Por Pe. Matias Soares
Pároco da Paróquia de Santo Afonso Maria de Ligório - Conj. Mirassol - Natal
O tema da meditação tem por base a passagem do evangelho de São Marcos (cf. 10, 21). Sempre fico maravilhado com esta passagem em que Jesus dialoga com o homem rico, que o busca porque deseja a ‘vida eterna’. Penso ser duas questões existenciais que estão permanentemente nos anseios pelo sentido da vida de todos os seres humanos. A mentalidade moderna, muito bem representada pelos mestres da suspeita – S. Freud, K. Marx, F. Nietzsche e L. Feuerbach – em seu afã de relativização das possibilidades de Deus, não conseguiu tirar a dimensão religiosa da humanidade, que continua a ter um papel identitário imprescindível no processo civilizatório pós-moderno. O caminho do transcendente continua a ser percorrido pelas pessoas. O paradigma do religioso não foi sufocado pela tecnocracia moderna. O humano continua a ter uma subjetividade e, com ela, muitas possibilidades de escolhas, horizontes e percepções são constatadas. Essa abertura estrutural ao transcendente faz com que o religioso tenha um sentido e seja necessário ao humano.

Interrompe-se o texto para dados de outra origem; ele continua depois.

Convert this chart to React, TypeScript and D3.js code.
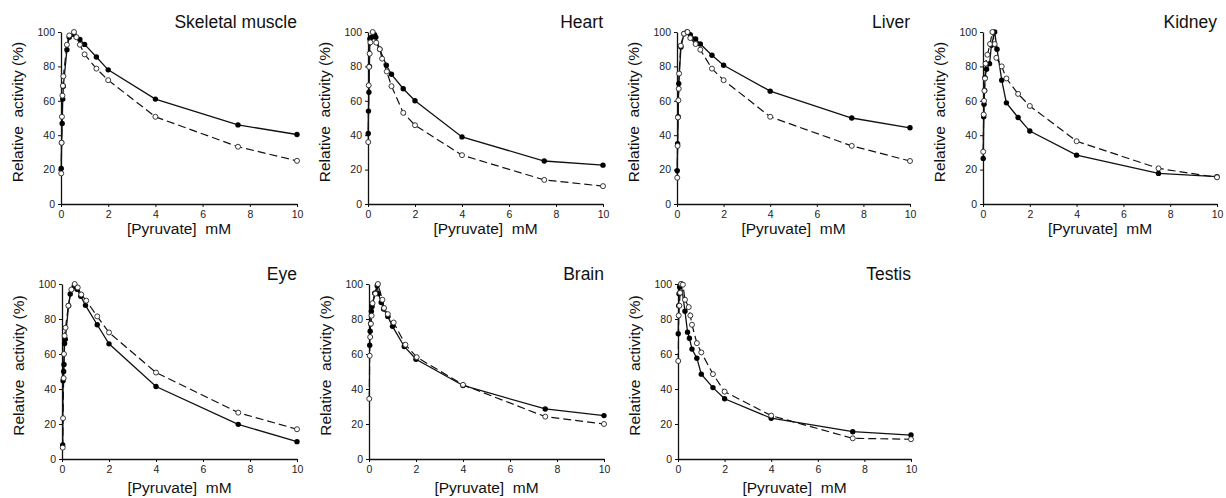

A encíclica do Papa Francisco – Dilexit nos – encontra eco nessa busca incessante da pessoa humana pelo ‘totalmente outro’. A mística cristã e as outras manifestações religiosas do mundo entendem essa vontade humana do divino. Num mundo marcado pelas respostas imediatas aos desejos existenciais da humanidade, “é necessário recuperar a importância do coração quando nos assalta a tentação da superficialidade, de viver apressadamente sem saber bem para quê, de nos tornarmos consumistas insaciáveis e escravos na engrenagem de um mercado que não se interessa pelo sentido da nossa existência” (cf. Dilexit nos, 2). A experiência religiosa também pode entrar nessa lógica mundana, com atitudes e métodos que alienam e servem como instrumento de manipulação das pessoas, abusos espirituais que oprimem, domesticam e exploram a boa-fé, principalmente a dos mais ‘pobres dos pobres’.

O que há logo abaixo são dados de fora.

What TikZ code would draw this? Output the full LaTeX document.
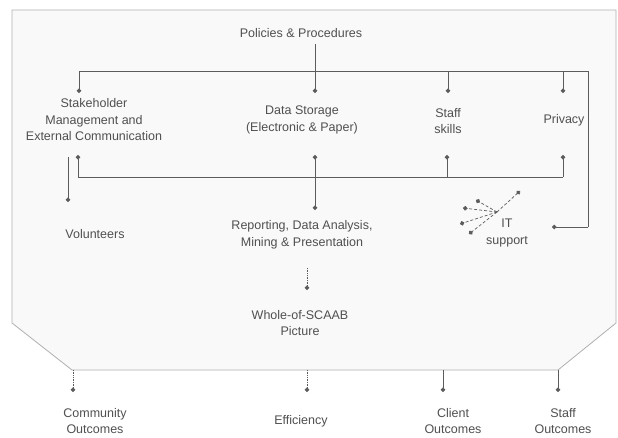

A religião cristã tem que ter o olhar de Jesus para aqueles que o procuram e, por isso, são olhados com amor. A carta do pontífice sobre “o amor humano e divino do coração de Jesus Cristo” é uma proposta da urgência da globalização do amor e da sua catolicidade - universalidade. Cabe aqui chamar em causa dois dos quatro princípios evocados por Francisco, a saber: “a unidade prevalece sobre o conflito e o todo é superior à parte” (cf. Evangelii Gaudium, 226-230; 234-237). Sem o amor, a humanidade torna-se refém das suas paixões e irracionalidades. Daí surgem os conflitos e polarizações de todos os tipos. O que Francisco propõe às pessoas, tratando do modo de amar de Jesus, é que todos aprendam a amar como Ele amou, pois não há maior amor do que o Daquele que doa a vida (cf. Jo 15,13). Nele, o amor encarna-se. Não é mais uma ideia. Passa a ser um estilo único e universal de amar. Dessa forma, o cristianismo passa a ser mais do que uma religião. Partindo do coração do evangelho, poderemos nos tornar capazes de passar do desejo do outro para a própria satisfação à forma divina, revelada em Jesus Cristo, de amar integralmente para integrar a humanidade na fraternidade (cf. Fratelli Tutti).

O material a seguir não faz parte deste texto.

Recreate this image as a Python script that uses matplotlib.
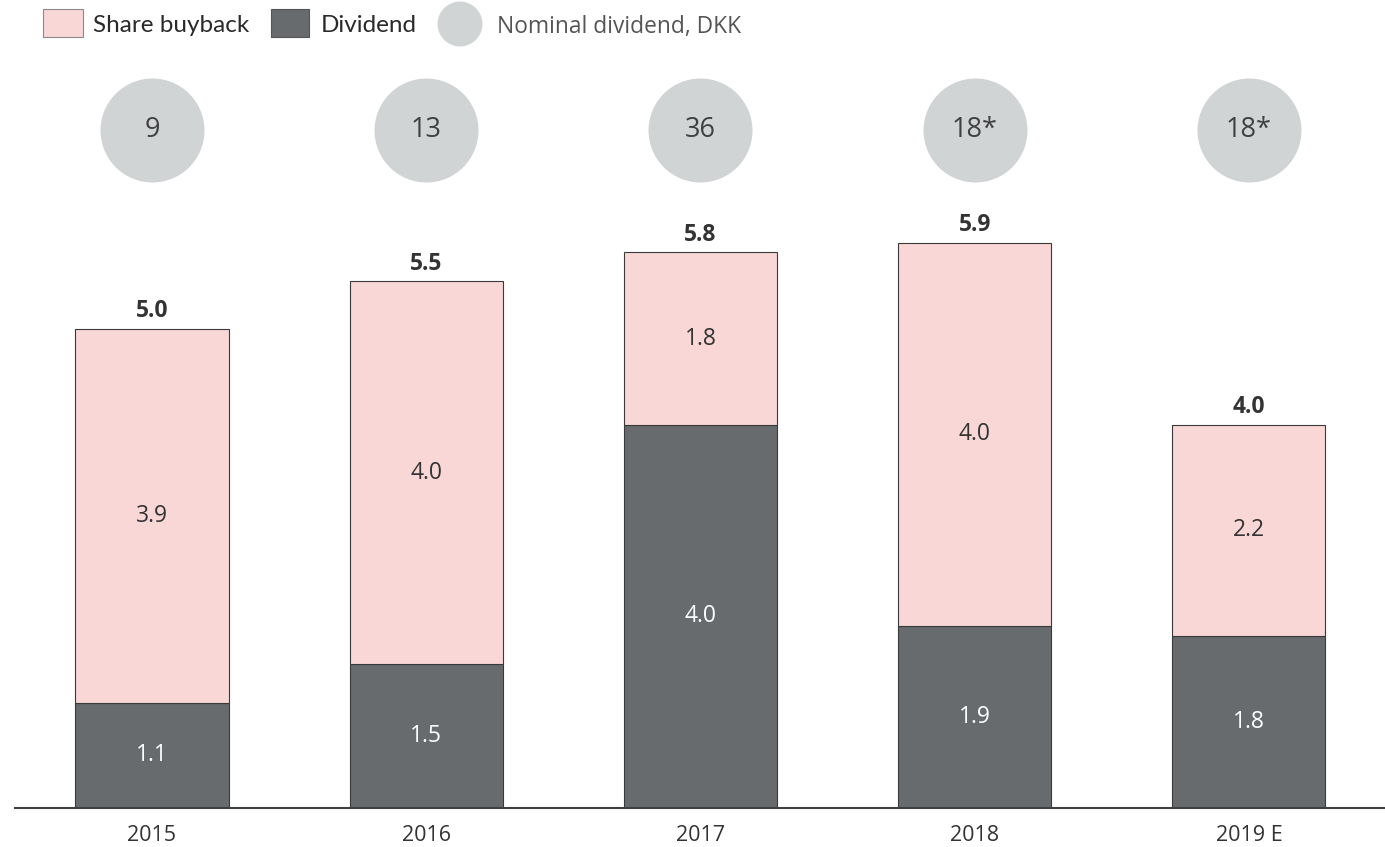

A humanidade necessita ser olhada por este amor e esse é o percurso a ser seguido por cada discípulo de Jesus Cristo. A encíclica sobre o sagrado coração de Jesus é um ensinamento sobre o amor. É uma carta que, colocada no contexto hipermoderno de relações líquidas e hiperconectadas, pode ser um guia de espiritualidade para os nossos tempos. O que é essencial ao cristianismo passa pelo reconhecimento do que é próprio do Seu coração. Quando houve o afastamento desta sensibilidade, o cristianismo foi objeto das tentativas de desconstruções, como a modernidade propôs. Por isso, esse modo de contemplar a face dos outros, com suas verdades e dignidades, é o que nos fará semelhante a Jesus Cristo, que soube olhar a todos com amor. Assim o seja!